I take note of each puppy’s reaction and development throughout this process – where do they lie on a spectrum? Are they wiggly, crying, and to what extent?  (If stressed the process is further gentled and abbreviated.)  Or are they relaxed through the process?  (I have had puppies, once their eyes have opened, look at me and yawn while I tickle their toes!)

The benefit I see from the Bio-Sensor method is something that doesn’t in any way change the innate personality of each puppy, but has the potential to help the development of their functional system, and begins to give a comfort level for activities that can spook dogs:  trimming nails, or checking out ears and teeth.

Aptitude Assessments – PAT PLUS LIVESTOCK

At about 7 weeks of age, we get to have the fun of observing each puppy in a series of aptitude assessment tests.  We use the Volhard Puppy Aptitude Test (PAT), which among other things helps to gauge the natural energy level of the puppy, based on the first response of the puppy to each situation.  This also helps us to assess the general “good-fittedness” of a puppy for various homes.  However, the PAT was designed with an eye towards dogs that don’t have the special skills that livestock guardian dogs have, therefore we also use an assessment protocol geared more towards the assessing the specific qualities we’d look for in a livestock guardian dog.

Guide dog trainers have the greatest faith in the PAT test.  A dog that retrieves nearly always works out to be a guide dog because it indicates a willingness to work for the owner.  Other organizations that use dogs from a shelter, such as those who use dogs to sniff out contraband or drugs, and police departments, place almost sole reliance on this test.  They know that if a dog brings back the object, they can train him to do almost anything.  Our dogs have hereditary strength as livestock guardian dogs, and the PAT gives us useful information in assessing their natural proclivity for that.  We also run additional aptitude assessments for livestock.

PAT uses a scoring system from 1-6 and consists of ten tests.  The tests are done consecutively and in the order listed.  Each test is scored separately, and interpreted on its own merits.  The scores are not averaged, and there are no winners or losers.  The entire purpose is to select the right puppy for the right home.

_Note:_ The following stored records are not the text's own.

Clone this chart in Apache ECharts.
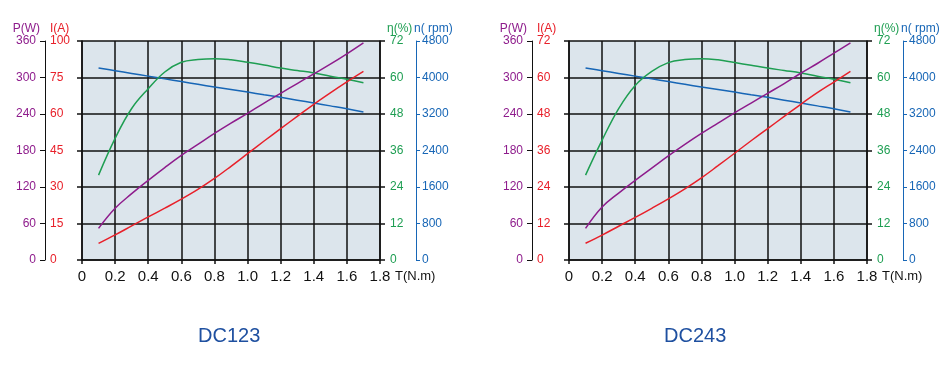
<!DOCTYPE html>
<html><head><meta charset="utf-8">
<script src="https://cdn.jsdelivr.net/npm/echarts@6/dist/echarts.min.js"></script>
<style>html,body{margin:0;padding:0;background:#fff}#c{width:950px;height:388px}</style>
</head><body><div id="c"></div>
<script>
// ---- data ----
const titles = ['DC123', 'DC243'];
const xName = 'T(N.m)';
const torque = [0.1, 0.2, 0.3, 0.4, 0.5, 0.6, 0.7, 0.8, 0.9, 1.0, 1.1, 1.2, 1.3, 1.4, 1.5, 1.6, 1.7];
const xLabels = ['0', '0.2', '0.4', '0.6', '0.8', '1.0', '1.2', '1.4', '1.6', '1.8'];
const pLabels = ['0', '60', '120', '180', '240', '300', '360'];
const etaLabels = ['0', '12', '24', '36', '48', '60', '72'];
const nLabels = ['0', '800', '1600', '2400', '3200', '4000', '4800'];
const iLabelsA = ['0', '15', '30', '45', '60', '75', '100'];
const iLabelsB = ['0', '12', '24', '36', '48', '60', '72'];

// DC123
const powerA = [52, 85, 109, 131, 152, 172, 190, 208, 225, 241, 258, 274, 290, 306, 322, 339, 357];
const currentA = [6.8, 10.3, 14.0, 17.7, 21.3, 25.0, 29.0, 33.5, 38.5, 43.7, 48.9, 54.0, 59.0, 64.0, 68.7, 73.2, 77.5];
const effA = [27.9, 40.0, 49.8, 56.3, 61.8, 65.0, 65.9, 66.2, 65.8, 65.0, 64.1, 63.1, 62.3, 61.5, 60.4, 59.4, 58.3];
const speedA = [4210, 4150, 4090, 4030, 3970, 3910, 3850, 3790, 3735, 3680, 3622, 3565, 3503, 3440, 3378, 3315, 3246];
// DC243
const powerB = [52, 87, 110, 131, 151, 171, 190, 208, 225, 242, 258, 274, 290, 307, 323, 340, 357];
const currentB = [5.5, 8.2, 11.1, 14.0, 17.0, 20.1, 23.4, 27.0, 31.0, 35.1, 39.2, 43.2, 47.2, 51.2, 55.0, 58.5, 62.0];
const effB = [27.9, 39.4, 49.8, 57.4, 62.0, 64.9, 65.9, 66.2, 65.8, 64.9, 64.0, 63.1, 62.3, 61.5, 60.4, 59.4, 58.3];
const speedB = [4210, 4150, 4090, 4030, 3970, 3910, 3850, 3790, 3735, 3680, 3622, 3565, 3503, 3440, 3378, 3315, 3246];

// ---- styles ----
const FONT = "'Liberation Sans', Arial, Helvetica, sans-serif";
const BLACK = '#111';
const PURPLE = '#8e1c8c';
const RED = '#e8202a';
const GREEN = '#1e9e52';
const BLUE = '#1766b6';
const TITLE = '#1f50a0';

const charts = [
  {left: 82, iLabels: iLabelsA, iMax: 90, iStep: 15, P: powerA, I: currentA, E: effA, N: speedA},
  {left: 569, iLabels: iLabelsB, iMax: 72, iStep: 12, P: powerB, I: currentB, E: effB, N: speedB}
];

const grid = [], xAxis = [], yAxis = [], series = [], title = [], graphic = [];
charts.forEach((c, k) => {
  grid.push({left: c.left, top: 41, width: 298, height: 219, show: true,
    backgroundColor: '#dce5ec', borderWidth: 0});
  const lineBlack = {color: BLACK, width: 1.5};
  xAxis.push({
    gridIndex: k, type: 'value', min: 0, max: 1.8, interval: 0.2,
    axisLine: {show: true, lineStyle: lineBlack},
    axisTick: {show: true, length: 4, lineStyle: lineBlack},
    axisLabel: {color: BLACK, fontSize: 15, margin: 9, fontFamily: FONT,
      formatter: v => xLabels[Math.round(v / 0.2)]},
    splitLine: {show: true, lineStyle: lineBlack}
  });
  graphic.push({type: 'text', left: c.left + 313, top: 270,
    style: {text: xName, fill: BLACK, font: '13px ' + FONT}});
  // frame (plot left border + horizontal grid)
  yAxis.push({
    gridIndex: k, type: 'value', min: 0, max: 360, interval: 60, position: 'left', offset: 0,
    axisLine: {show: true, lineStyle: lineBlack},
    axisTick: {show: true, length: 5, lineStyle: lineBlack},
    axisLabel: {show: false},
    splitLine: {show: true, lineStyle: lineBlack}
  });
  // P(W)
  yAxis.push({
    gridIndex: k, type: 'value', min: 0, max: 360, interval: 60, position: 'left', offset: 37,
    axisLine: {show: true, lineStyle: {color: BLACK, width: 1}},
    axisTick: {show: true, length: 5, lineStyle: {color: BLACK, width: 1}},
    axisLabel: {color: PURPLE, fontSize: 12, margin: 9, fontFamily: FONT,
      formatter: v => pLabels[Math.round(v / 60)]},
    splitLine: {show: false},
    name: 'P(W)', nameLocation: 'end', nameGap: 6,
    nameTextStyle: {color: PURPLE, fontSize: 12, fontFamily: FONT, align: 'right', padding: [0, 5, 0, 0]}
  });
  // I(A)
  yAxis.push({
    gridIndex: k, type: 'value', min: 0, max: c.iMax, interval: c.iStep, position: 'left', offset: 37,
    axisLine: {show: false}, axisTick: {show: false},
    axisLabel: {inside: true, color: RED, fontSize: 12, margin: 5, fontFamily: FONT,
      formatter: v => c.iLabels[Math.round(v / c.iStep)]},
    splitLine: {show: false},
    name: 'I(A)', nameLocation: 'end', nameGap: 6,
    nameTextStyle: {color: RED, fontSize: 12, fontFamily: FONT, align: 'left', padding: [0, 0, 0, 5]}
  });
  // eta(%)
  yAxis.push({
    gridIndex: k, type: 'value', min: 0, max: 72, interval: 12, position: 'right', offset: 0,
    axisLine: {show: true, lineStyle: lineBlack},
    axisTick: {show: true, length: 5, lineStyle: lineBlack},
    axisLabel: {color: GREEN, fontSize: 12, margin: 10, fontFamily: FONT,
      formatter: v => etaLabels[Math.round(v / 12)]},
    splitLine: {show: false},
    name: 'η(%)', nameLocation: 'end', nameGap: 6,
    nameTextStyle: {color: GREEN, fontSize: 12, fontFamily: FONT, align: 'left', padding: [0, 0, 0, 7]}
  });
  // n(rpm)
  yAxis.push({
    gridIndex: k, type: 'value', min: 0, max: 4800, interval: 800, position: 'right', offset: 36,
    axisLine: {show: true, lineStyle: {color: BLUE, width: 1}},
    axisTick: {show: true, length: 4, lineStyle: {color: BLUE, width: 1}},
    axisLabel: {color: BLUE, fontSize: 12, margin: 6, fontFamily: FONT,
      formatter: v => nLabels[Math.round(v / 800)]},
    splitLine: {show: false},
    name: 'n( rpm)', nameLocation: 'end', nameGap: 6,
    nameTextStyle: {color: BLUE, fontSize: 12, fontFamily: FONT, align: 'left', padding: [0, 0, 0, -2]}
  });
  const base = k * 5;
  const mk = (arr, yi, color) => ({
    type: 'line', xAxisIndex: k, yAxisIndex: base + yi, smooth: 0.4, showSymbol: false,
    lineStyle: {color: color, width: 1.5}, itemStyle: {color: color},
    data: torque.map((t, i) => [t, arr[i]]), z: 5
  });
  series.push(mk(c.N, 4, BLUE), mk(c.E, 3, GREEN), mk(c.P, 1, PURPLE), mk(c.I, 2, RED));
  title.push({text: titles[k], left: k === 0 ? 198 : 664, top: 326, padding: 0,
    textStyle: {color: TITLE, fontSize: 20, fontWeight: 'normal', fontFamily: FONT}});
});

const chart = echarts.init(document.getElementById('c'), null, {renderer: 'canvas'});
chart.setOption({animation: false, backgroundColor: '#fff', title, grid, xAxis, yAxis, series, graphic});
</script>
</body></html>
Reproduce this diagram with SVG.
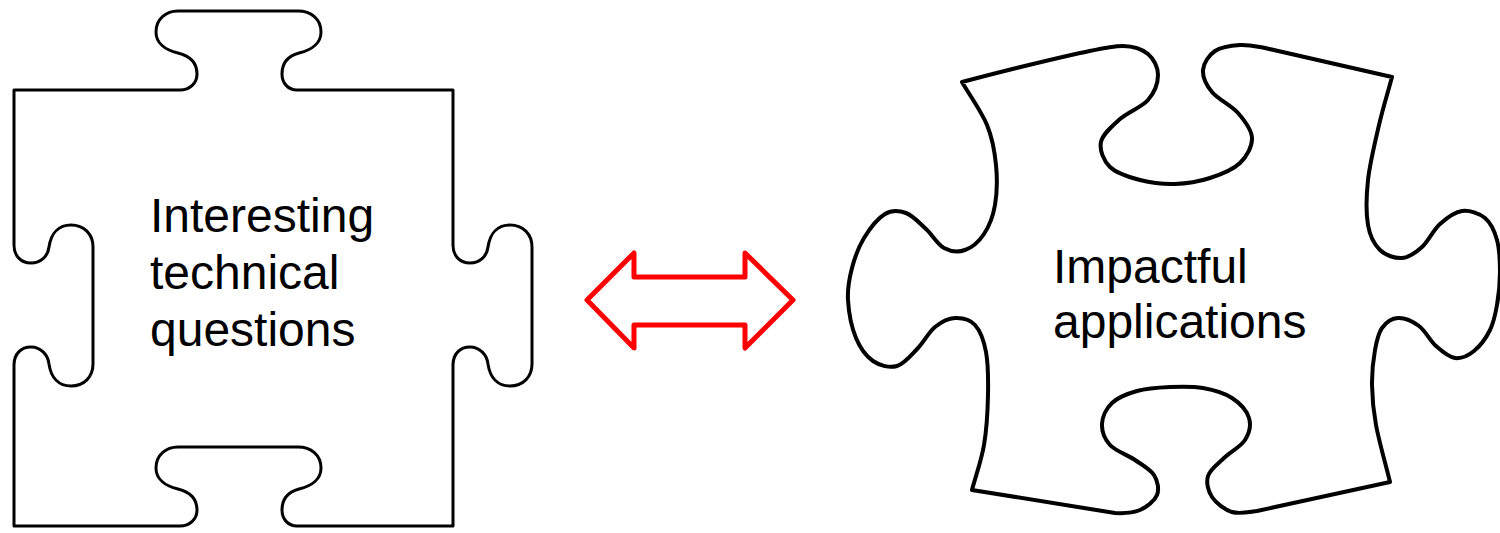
<svg xmlns="http://www.w3.org/2000/svg" width="1500" height="533" viewBox="0 0 1500 533">
<style>
.piece{fill:#fff;stroke:#000;stroke-width:3;stroke-linejoin:round}
.thick{stroke-width:4}
.lbl{font-family:"Liberation Sans",Arial,sans-serif;font-size:48px;fill:#000}
.arrow{fill:#fff;stroke:#ff0000;stroke-width:5;stroke-linejoin:round}
</style>
<rect width="1500" height="533" fill="#fff"/>
<g id="piece-left">
<path class="piece" d="M 14 90 H 180 C 190 90 197 83 197 74 C 197 63 190 56 178 53 C 165 50 156 43 156 32 C 156 19 166 11 178 11 H 298 C 311 11 321 19 321 32 C 321 43 312 50 299 53 C 288 56 282 63 282 74 C 282 83 288 90 297 90 H 453 V 245 C 453 256 460 263 470 263 C 480 263 487 256 488 247 C 490 233 498 225 510 225 C 523 225 532 234 532 247 V 364 C 532 377 523 386 510 386 C 498 386 490 378 488 364 C 487 355 480 347 470 347 C 460 347 453 354 453 365 V 526 H 297 C 288 526 282 519 282 510 C 282 499 288 492 299 489 C 312 486 321 479 321 468 C 321 455 311 447 298 447 H 178 C 166 447 156 455 156 468 C 156 479 165 486 178 489 C 190 492 197 499 197 510 C 197 519 190 526 180 526 H 14 V 365 C 14 354 21 347 31 347 C 41 347 48 355 49 364 C 51 378 59 386 71 386 C 84 386 93 377 93 364 V 247 C 93 234 84 225 71 225 C 59 225 51 233 49 247 C 48 256 41 263 31 263 C 21 263 14 256 14 245 Z"/>
<text class="lbl" x="150" y="232">Interesting</text>
<text class="lbl" x="150" y="289">technical</text>
<text class="lbl" x="150" y="346">questions</text>
</g>
<g id="piece-right">
<path class="piece thick" d="M 962 82 C 1000 72 1040 62 1080 53 C 1093.8 50.3 1111.7 45.8 1123 46 S 1142.2 49.2 1148 54 S 1158 67.3 1158 75 S 1154.3 92.7 1148 100 S 1127.8 112 1120 119 S 1102.7 134 1101 142 S 1103.5 160.7 1110 167 S 1129.2 177.2 1140 180 S 1163.3 184.3 1175 184 S 1199.2 181.5 1210 178 S 1233 169.7 1240 163 S 1252.3 146.3 1252 138 S 1244.7 120.7 1238 113 S 1217.8 99.2 1212 92 S 1202.5 76.8 1203 70 S 1208.8 55.2 1215 51 S 1231.7 45.5 1240 45 S 1255 46.2 1265 48 L 1392 77 C 1387.7 93 1383 107.8 1379 125 S 1369.8 163.3 1368 180 S 1366 213.3 1368 225 S 1374.3 244.5 1380 250 S 1395 258.5 1402 258 S 1415.7 252.7 1422 247 S 1433.3 230 1440 224 S 1454.5 212 1462 211 S 1479.2 213.2 1485 218 S 1494.5 231 1497 240 S 1500 261.2 1500 272 S 1498.7 295.3 1497 305 S 1493.8 322.3 1490 330 S 1479.8 346.3 1474 351 S 1461.3 358.8 1455 358 S 1442 351.3 1436 346 S 1425.3 330.7 1419 326 S 1404.2 317.7 1398 318 S 1385.8 322.7 1382 328 S 1376.7 340.5 1375 350 S 1371.8 372.5 1372 385 S 1373 408.8 1376 425 S 1385.3 463 1390 482 L 1257 511 C 1247.3 512.3 1239.5 514.3 1232 512 S 1216 503 1212 497 S 1206 482.5 1208 476 S 1217.8 464 1224 458 S 1240.8 446.7 1245 440 S 1251.2 425 1249 418 S 1239.7 403 1232 398 S 1213.3 389.8 1203 388 S 1181 386.5 1170 387 S 1146.7 388.3 1137 391 S 1117.8 397.5 1112 403 S 1102.3 417 1102 424 S 1104.5 439 1110 445 S 1127.7 455 1135 460 S 1150.3 469.2 1154 475 S 1159.3 489.2 1157 495 S 1147 507 1140 510 S 1125 513.5 1115 513 L 972 490 C 976 475 981.3 460.8 984 445 S 987.7 410.5 988 395 S 988.2 363.7 986 352 S 980.2 330.7 975 325 S 961.7 317.7 955 318 S 941.2 322 935 327 S 924.3 341.5 918 348 S 904.5 363.8 897 366 S 879.8 365.7 873 361 S 860.2 348.2 856 338 S 848.7 311.7 848 300 S 849.3 278.3 852 268 S 858.5 247 864 238 S 878 218.2 885 214 S 899.2 210.5 906 213 S 919.7 223.2 926 229 S 937.5 244.5 944 248 S 958.3 252.3 965 250 S 979 241.5 984 234 S 993 216.5 995 205 S 997.3 178.3 996 165 S 992.7 138.8 987 125 S 970.3 96.3 962 82 Z"/>
<text class="lbl" x="1053" y="283">Impactful</text>
<text class="lbl" x="1053" y="338">applications</text>
</g>
<g id="connectors">
<path class="arrow" d="M 587 300 L 634 253 L 634 277 L 745 277 L 745 253 L 793 300 L 745 348 L 745 325 L 634 325 L 634 348 Z"/>
</g>
</svg>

1. Social Attraction – degree of social attraction to people, confidence or dependence.
2. Following – willingness to follow a person.
3. Restraint – degree of dominant or submissive tendency, and ease of handling in difficult situations.
4. Social Dominance – degree of acceptance of social dominance by a person.
5. Elevation – degree of accepting dominance while in a position of no control, such as at the veterinarian or groomer.
6. Retrieving – degree of willingness to do something for you. Together with Social Attraction and Following a key indicator for ease or difficulty in training.
7. Touch Sensitivity – degree of sensitivity to touch and a key indicator to the type of training equipment required.
8. Sound Sensitivity – degree of sensitivity to sound, such as loud noises or thunderstorms.
9. Sight Sensitivity – degree of response to a moving object, such as chasing bicycles, children or squirrels.
10. Stability – degree of startle response to a strange object.